Wednesday, February 15, 2017

Trudeau makes a trade deal with Europe

Trudeau arrives in Europe to hail trade pact as countermeasure to isolationism

STRASBOURG, France — Prime Minister Justin Trudeau arrived in Strasbourg, France, hours ahead of what was billed as an historic, confidence-building speech to European lawmakers. Trudeau landed in the eastern French city that borders Germany in the early morning hours Thursday — a day after Canada and the European Union approved a free trade deal.
Politicians in Canada and Europe are hailing Wednesday's approval of the Comprehensive Economic and Trade Agreement by the European Parliament as a win for the values of openness in the face of anti-trade movements, including the Donald Trump administration.
The Strasbourg legislature approved trade deal by a margin of 408-254, with 33 abstentions. The vote clears a major hurdle for the deal that saw its first round of bargaining almost eight years ago and has had to overcome mounting anti-trade populism in Europe.
Trudeau hammered home his anti-isolationist and anti-protectionist message in his address Thursday to the European Parliament, a first for a Canadian leader, and to top business leaders a day later in Germany.
"I think it's an illustration that when you put forward a progressive trade deal that recognizes the responsibility of governments to create jobs, create inclusive growth, not just for a few, but for everyone, we can move forward on globalization," Trudeau said.
International Trade Minister Francois-Philippe Champagne, who was in Strasbourg ahead of the vote, said, "this is the right deal at the right time. Good for workers, consumers and a new standard for trade."
EU Trade Commissioner Cecilia Malmstrom took direct aim at anti-globalization forces in remarks to Parliament, in what appeared to be a thinly veiled rebuttal to Trump's protectionist and anti-immigration policies.
"With Canada we share the democratic values of tolerance and openness. We co-operate in tackling common challenges such as migration, sustainable development, climate change and terrorism," Malmstrom said.
CETA, as well as its companion strategic partnership agreement, would strengthen not only Canada-EU economic relations but our "geopolitical alliance ... making that partnership deeper and more powerful, reaffirming our fundamental values, political principles, and using them to shape globalization."
The deal will help each side "serve its citizens" in the 21st century, Malmstrom added.

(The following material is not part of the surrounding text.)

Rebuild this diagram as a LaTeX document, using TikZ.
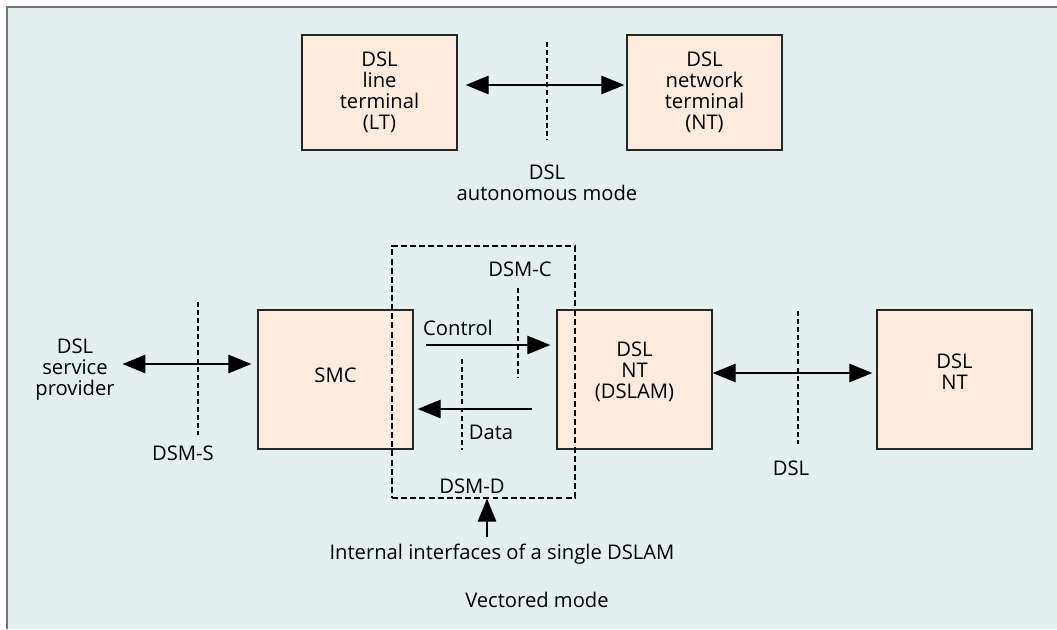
\documentclass[tikz,border=0pt]{standalone}
\usepackage{fontspec}
\setmainfont{Open Sans}
\usepackage{xcolor}
\usetikzlibrary{arrows.meta,calc,positioning}

\definecolor{panelbg}{HTML}{E4F0F0}
\definecolor{boxfill}{HTML}{FDEBDE}
\definecolor{framegray}{HTML}{737373}

\begin{document}
\begin{tikzpicture}[x=0.02cm,y=-0.02cm,
	box/.style={draw=black!85, line width=0.8pt, fill=boxfill, minimum width=3.1cm, inner sep=0pt, align=center, font=\fontsize{11.5}{12}\selectfont},
	lbl/.style={align=center, inner sep=2pt, font=\fontsize{11.5}{12}\selectfont},
	arr/.style={-{Triangle[length=0.46cm,width=0.37cm]}, line width=0.7pt},
	dblarr/.style={{Triangle[length=0.46cm,width=0.37cm]}-{Triangle[length=0.46cm,width=0.37cm]}, line width=0.7pt},
	sepline/.style={dash pattern=on 2.8pt off 1.8pt, line width=0.6pt},
	group/.style={draw, dash pattern=on 3.4pt off 1.8pt, line width=0.7pt, inner sep=0pt}]

			\useasboundingbox (0,0) rectangle (1057,629);
			\fill[panelbg] (7,7) rectangle (1057,629);
			\draw[framegray, line width=1.2pt] (7,629) -- (7,7) -- (1057,7);

			% autonomous mode
			\node[box, minimum height=2.3cm] (lt) at (379.5,92.5) {DSL\\line\\terminal\\(LT)};
			\node[box, minimum height=2.3cm] (ntt) at (704.5,92.5) {DSL\\network\\terminal\\(NT)};
			\draw[sepline] (547,42) -- (547,140);
			\draw[dblarr] ($(lt.east)+(8,-7.5)$) -- ($(ntt.west)+(-2,-7.5)$);
			\node[lbl] (auto) at (547,182.5) {DSL\\autonomous mode};

			% vectored mode
			\node[box, minimum height=2.78cm, label={[lbl, yshift=0.09cm]center:SMC}] (smc) at (335.5,379.5) {};
			\node[box, minimum height=2.78cm, label={[lbl, yshift=0.15cm]center:{DSL\\NT\\(DSLAM)}}] (dslam) at (634.5,379.5) {};
			\node[box, minimum height=2.78cm, label={[lbl, yshift=0.15cm]center:{DSL\\NT}}] (nt) at (954.5,379.5) {};
			\node[group, minimum width=3.66cm, minimum height=5.04cm] (dsm) at (483.5,372) {};

			\node[lbl] (sp) at (75,370) {DSL\\service\\provider};
			\draw[sepline] (198,302) -- (198,435);
			\node[lbl] (dsms) at (183,453) {DSM-S};
			\draw[dblarr] ($(sp.east)+(4,-6)$) -- ($(smc.west)+(-6,-15.5)$);

			\draw[sepline] (518,288) -- (518,377);
			\node[lbl] (dsmc) at (520,269) {DSM-C};
			\node[lbl] (ctrl) at (458,328) {Control};
			\draw[arr] ($(smc.east)+(12,-34.5)$) -- ($(dslam.west)+(-6,-34.5)$);

			\draw[sepline] (462,359) -- (462,450);
			\node[lbl] (data) at (491,432) {Data};
			\draw[arr] ($(dslam.west)+(-24,29.5)$) -- ($(smc.east)+(4,29.5)$);
			\node[lbl] (dsmd) at (472,486) {DSM-D};

			\draw[sepline] (798,311) -- (798,444);
			\draw[dblarr] ($(dslam.east)+(0,-6.5)$) -- ($(nt.west)+(-4,-6.5)$);
			\node[lbl] (dsl) at (791,468) {DSL};

			\node[lbl] (intl) at (502,554) {Internal interfaces of a single DSLAM};
			\coordinate (ifc) at (487,537);
			\draw[arr] (ifc) -- (ifc |- dsm.south);

			\node[lbl] (vect) at (537,600) {Vectored mode};

		\end{tikzpicture}
\end{document}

The Conference Board of Canada called the agreement good for both sides, since economic history demonstrates that greater free movement of goods, services and people is a catalyst for economic growth.
"Amid worries of U.S. protectionism, the opportunities CETA creates provide a shining example that international trade is not a zero-sum game," said Craig Alexander, the board's chief economist.
"Canada is in a unique position to show that trade is good for people and I think we're going to make that case across the world."
Politicians need to do more to sell the merits of free trade to an increasingly skeptical public, but the deal will also sell itself once it is fully ratified, he added.
"When people see in practice what it means for them, I would think that over time people will see the benefits."
Critics of the deal "may be philosophically driven, just being against any trade," Champagne noted.
Wednesday's vote should close the drawn-out approval process across the 28 member states, where some governments and legislatures had tried to modify or scupper the deal. The Netherlands could still block it if it demands an advisory national referendum on the deal.
CETA is designed to unite the markets of Canada with Europe. The vote comes as populist parties in Europe and Trump in the U.S. have been looking increasingly inwards, thwarting a trade deal with Pacific countries and floating the idea of tariffs on imports.
David Martin, a European parliamentarian for Scotland, called CETA a "watershed moment" that has had to overcome many obstacles.
"Together with our Canadian allies we are standing firm against growing global protectionism, championing open trade in a time when others are losing faith," he said in a statement.
At a time we should be globalizing trade, creating a network that would support global economy and stabilize markets, many countries are becoming more isolationist. The problem may be fear of making that leap of faith, suspicion about the integrity of other countries and fear of being at the bad end of a worse trade bargain. It seems to be an era of building walls instead of bridges. The Canada - EU trade deal is a small step toward changing that attitude. But walls of suspicion and distrust are hard to break down. And the US is setting the example.